* [TO BE DONE]: Each line from the line with "Write a LaTeX" to the line with "controls (#2,#6) ..", inclusive, is to be repeated exactly; no other line and no picture belongs in the copy.

==== EXCERPTED DATA ====

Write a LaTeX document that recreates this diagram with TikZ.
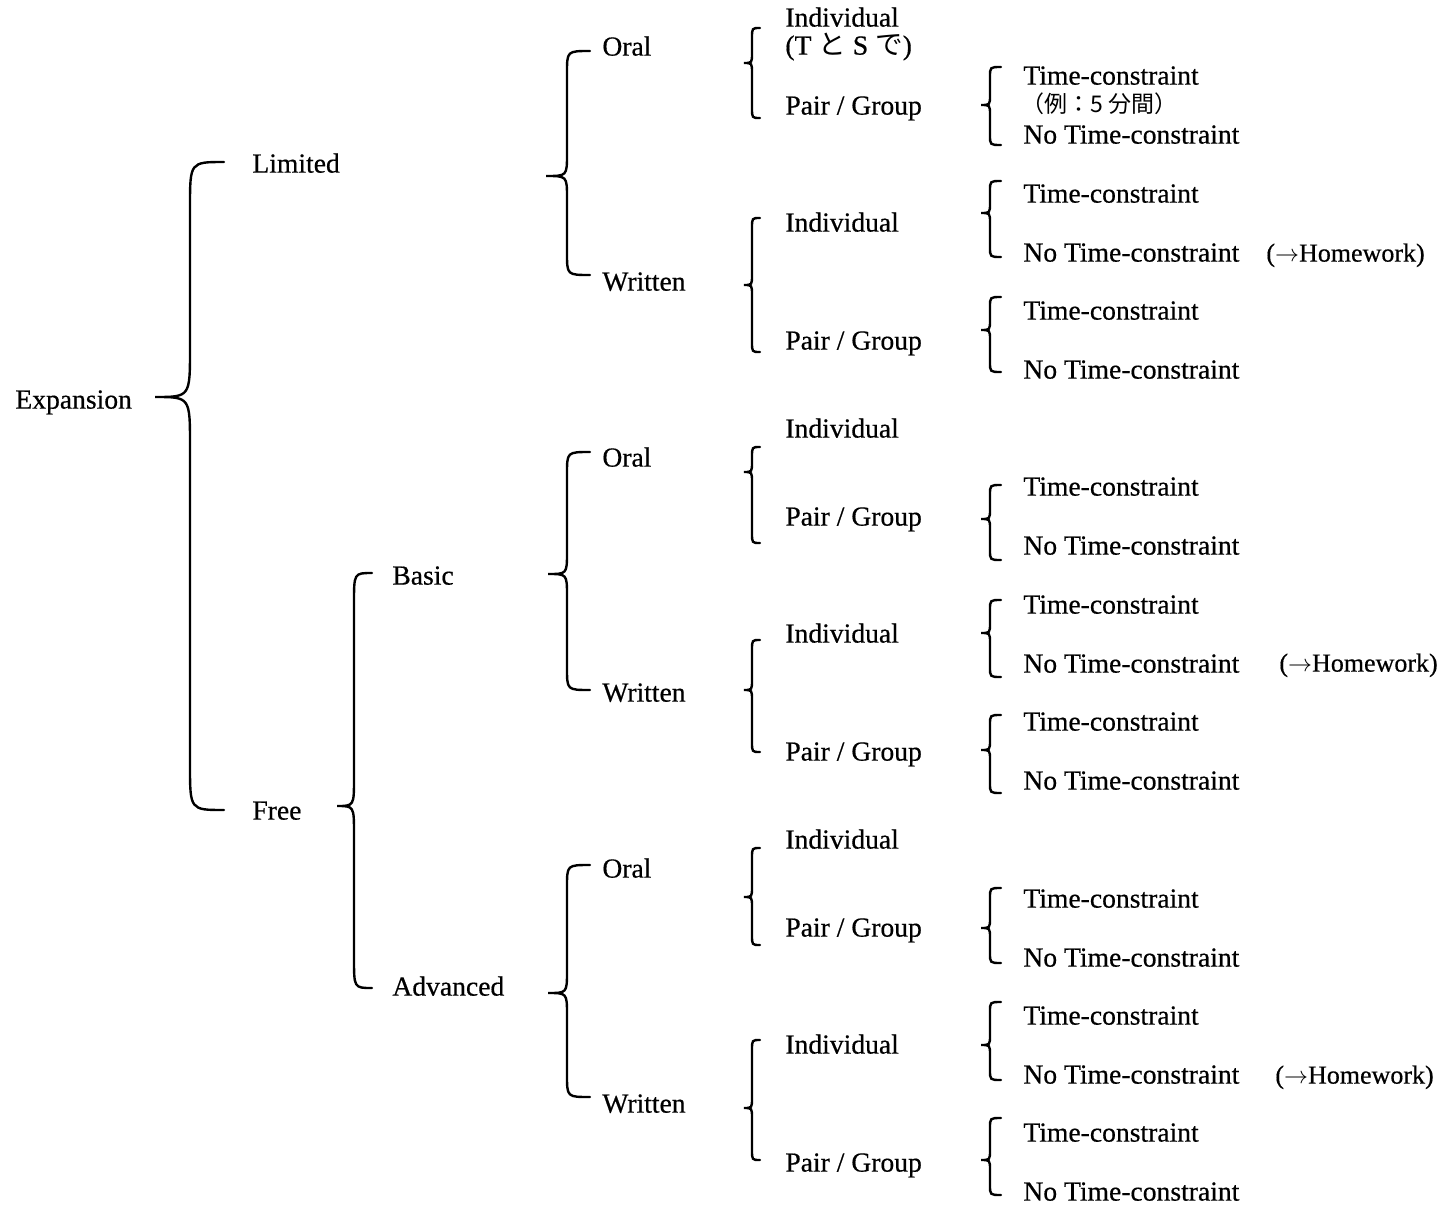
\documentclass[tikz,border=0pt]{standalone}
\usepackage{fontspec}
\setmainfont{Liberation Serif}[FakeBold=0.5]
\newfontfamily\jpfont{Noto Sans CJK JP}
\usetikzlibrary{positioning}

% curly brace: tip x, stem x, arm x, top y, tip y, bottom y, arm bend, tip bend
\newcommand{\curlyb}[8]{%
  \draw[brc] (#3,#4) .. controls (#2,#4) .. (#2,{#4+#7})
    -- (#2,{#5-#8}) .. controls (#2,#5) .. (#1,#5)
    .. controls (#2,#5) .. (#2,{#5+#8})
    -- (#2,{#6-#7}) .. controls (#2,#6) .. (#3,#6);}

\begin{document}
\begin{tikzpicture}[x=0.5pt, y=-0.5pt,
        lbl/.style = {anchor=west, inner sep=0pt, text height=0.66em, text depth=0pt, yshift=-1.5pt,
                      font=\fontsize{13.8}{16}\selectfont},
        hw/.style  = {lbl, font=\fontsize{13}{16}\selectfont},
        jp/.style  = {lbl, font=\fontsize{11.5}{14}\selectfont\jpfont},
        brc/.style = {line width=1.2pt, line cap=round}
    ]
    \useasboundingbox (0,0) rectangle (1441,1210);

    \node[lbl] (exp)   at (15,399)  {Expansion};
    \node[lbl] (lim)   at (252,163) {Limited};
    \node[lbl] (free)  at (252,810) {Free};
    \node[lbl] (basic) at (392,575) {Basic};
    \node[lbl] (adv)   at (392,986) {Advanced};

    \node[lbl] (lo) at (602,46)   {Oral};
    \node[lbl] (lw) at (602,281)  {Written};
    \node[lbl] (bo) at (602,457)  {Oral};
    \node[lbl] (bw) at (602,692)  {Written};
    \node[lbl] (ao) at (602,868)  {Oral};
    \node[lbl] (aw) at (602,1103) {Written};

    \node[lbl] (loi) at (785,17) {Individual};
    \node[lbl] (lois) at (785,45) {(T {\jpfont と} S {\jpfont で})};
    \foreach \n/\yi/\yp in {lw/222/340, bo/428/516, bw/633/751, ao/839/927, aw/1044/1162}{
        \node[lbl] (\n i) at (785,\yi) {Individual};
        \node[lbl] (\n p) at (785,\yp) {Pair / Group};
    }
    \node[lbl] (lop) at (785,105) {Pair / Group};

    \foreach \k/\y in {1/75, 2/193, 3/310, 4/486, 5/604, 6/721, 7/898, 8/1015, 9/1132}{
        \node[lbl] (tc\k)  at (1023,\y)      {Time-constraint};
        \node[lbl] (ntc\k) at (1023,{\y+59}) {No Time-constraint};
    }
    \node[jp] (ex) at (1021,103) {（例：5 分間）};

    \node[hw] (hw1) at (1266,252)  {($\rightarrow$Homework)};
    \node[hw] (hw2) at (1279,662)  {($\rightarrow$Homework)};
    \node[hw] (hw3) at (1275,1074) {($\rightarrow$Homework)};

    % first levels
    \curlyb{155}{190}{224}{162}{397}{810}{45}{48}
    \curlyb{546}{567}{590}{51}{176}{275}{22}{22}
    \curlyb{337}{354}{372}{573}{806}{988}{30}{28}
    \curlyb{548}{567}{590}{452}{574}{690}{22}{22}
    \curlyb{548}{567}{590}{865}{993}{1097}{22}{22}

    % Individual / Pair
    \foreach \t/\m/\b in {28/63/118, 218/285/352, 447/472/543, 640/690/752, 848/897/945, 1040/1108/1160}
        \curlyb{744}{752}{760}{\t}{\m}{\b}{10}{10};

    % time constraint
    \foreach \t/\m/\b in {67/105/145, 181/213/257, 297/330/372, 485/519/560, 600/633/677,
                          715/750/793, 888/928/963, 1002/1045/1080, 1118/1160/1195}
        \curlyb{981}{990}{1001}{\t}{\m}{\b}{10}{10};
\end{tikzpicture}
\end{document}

====
==== EXCERPTED DATA ====

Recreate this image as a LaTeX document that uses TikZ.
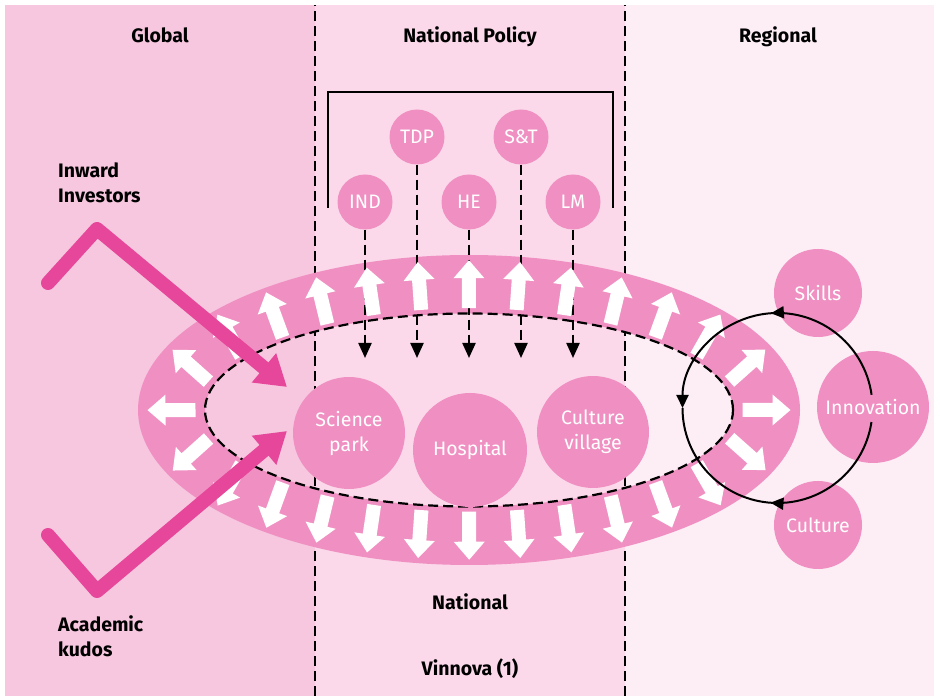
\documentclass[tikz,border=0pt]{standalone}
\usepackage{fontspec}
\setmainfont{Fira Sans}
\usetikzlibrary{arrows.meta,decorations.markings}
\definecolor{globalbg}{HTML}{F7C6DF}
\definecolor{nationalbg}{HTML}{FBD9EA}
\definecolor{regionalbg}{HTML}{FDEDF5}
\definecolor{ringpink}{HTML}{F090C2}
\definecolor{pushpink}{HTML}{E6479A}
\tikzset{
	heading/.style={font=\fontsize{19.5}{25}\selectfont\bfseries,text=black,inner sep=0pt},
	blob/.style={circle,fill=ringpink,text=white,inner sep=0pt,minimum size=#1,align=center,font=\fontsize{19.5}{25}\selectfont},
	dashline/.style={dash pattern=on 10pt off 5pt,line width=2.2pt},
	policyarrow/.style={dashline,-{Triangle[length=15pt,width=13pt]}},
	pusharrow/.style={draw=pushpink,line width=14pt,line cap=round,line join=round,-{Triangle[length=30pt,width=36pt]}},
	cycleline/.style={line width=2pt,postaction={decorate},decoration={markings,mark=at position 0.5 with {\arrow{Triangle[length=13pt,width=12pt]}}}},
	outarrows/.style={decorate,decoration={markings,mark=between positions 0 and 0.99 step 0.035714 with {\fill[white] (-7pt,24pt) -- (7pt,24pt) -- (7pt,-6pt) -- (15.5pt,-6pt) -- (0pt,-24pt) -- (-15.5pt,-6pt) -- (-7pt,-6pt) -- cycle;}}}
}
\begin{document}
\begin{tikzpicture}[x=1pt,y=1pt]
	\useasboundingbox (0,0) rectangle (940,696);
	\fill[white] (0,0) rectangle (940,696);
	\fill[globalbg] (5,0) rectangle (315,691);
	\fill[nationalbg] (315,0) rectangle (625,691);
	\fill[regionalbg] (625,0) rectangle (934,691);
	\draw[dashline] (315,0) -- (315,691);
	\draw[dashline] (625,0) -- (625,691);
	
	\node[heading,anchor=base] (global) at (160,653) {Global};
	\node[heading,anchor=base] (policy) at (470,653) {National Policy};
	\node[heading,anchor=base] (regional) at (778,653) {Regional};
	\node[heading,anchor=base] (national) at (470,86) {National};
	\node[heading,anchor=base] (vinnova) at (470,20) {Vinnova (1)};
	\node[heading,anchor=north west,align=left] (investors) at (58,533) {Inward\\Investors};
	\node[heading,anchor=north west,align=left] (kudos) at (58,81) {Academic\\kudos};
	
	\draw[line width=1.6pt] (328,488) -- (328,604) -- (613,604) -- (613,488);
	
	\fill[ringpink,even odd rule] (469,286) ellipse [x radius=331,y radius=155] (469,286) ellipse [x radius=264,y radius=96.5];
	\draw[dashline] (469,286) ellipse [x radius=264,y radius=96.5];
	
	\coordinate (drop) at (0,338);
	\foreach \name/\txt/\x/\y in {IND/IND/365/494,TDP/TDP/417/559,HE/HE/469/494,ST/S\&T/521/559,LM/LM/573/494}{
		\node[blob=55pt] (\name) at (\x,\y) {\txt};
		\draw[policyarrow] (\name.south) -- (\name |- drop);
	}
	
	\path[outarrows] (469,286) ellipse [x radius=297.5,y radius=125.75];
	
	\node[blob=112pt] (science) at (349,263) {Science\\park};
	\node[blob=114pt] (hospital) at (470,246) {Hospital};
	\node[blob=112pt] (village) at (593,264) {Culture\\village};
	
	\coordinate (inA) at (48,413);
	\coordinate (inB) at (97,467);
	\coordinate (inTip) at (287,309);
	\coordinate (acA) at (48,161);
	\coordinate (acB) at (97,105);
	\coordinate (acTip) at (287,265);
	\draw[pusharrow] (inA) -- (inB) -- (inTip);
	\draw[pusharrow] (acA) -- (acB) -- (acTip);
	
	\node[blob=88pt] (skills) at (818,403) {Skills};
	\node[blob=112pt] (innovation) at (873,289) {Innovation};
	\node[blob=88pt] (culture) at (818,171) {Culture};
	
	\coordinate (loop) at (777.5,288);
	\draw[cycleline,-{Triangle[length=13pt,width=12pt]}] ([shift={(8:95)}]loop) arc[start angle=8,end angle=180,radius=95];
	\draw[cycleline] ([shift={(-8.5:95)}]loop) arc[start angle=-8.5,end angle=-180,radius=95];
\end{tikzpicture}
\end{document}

====

* [SOLUTION TO THIS EXERCISE]:
Write a LaTeX document that recreates this diagram with TikZ.
\documentclass[tikz,border=0pt]{standalone}
\usepackage{fontspec}
\setmainfont{Liberation Serif}[FakeBold=0.5]
\newfontfamily\jpfont{Noto Sans CJK JP}
\usetikzlibrary{positioning}

% curly brace: tip x, stem x, arm x, top y, tip y, bottom y, arm bend, tip bend
\newcommand{\curlyb}[8]{%
  \draw[brc] (#3,#4) .. controls (#2,#4) .. (#2,{#4+#7})
    -- (#2,{#5-#8}) .. controls (#2,#5) .. (#1,#5)
    .. controls (#2,#5) .. (#2,{#5+#8})
    -- (#2,{#6-#7}) .. controls (#2,#6) .. (#3,#6);}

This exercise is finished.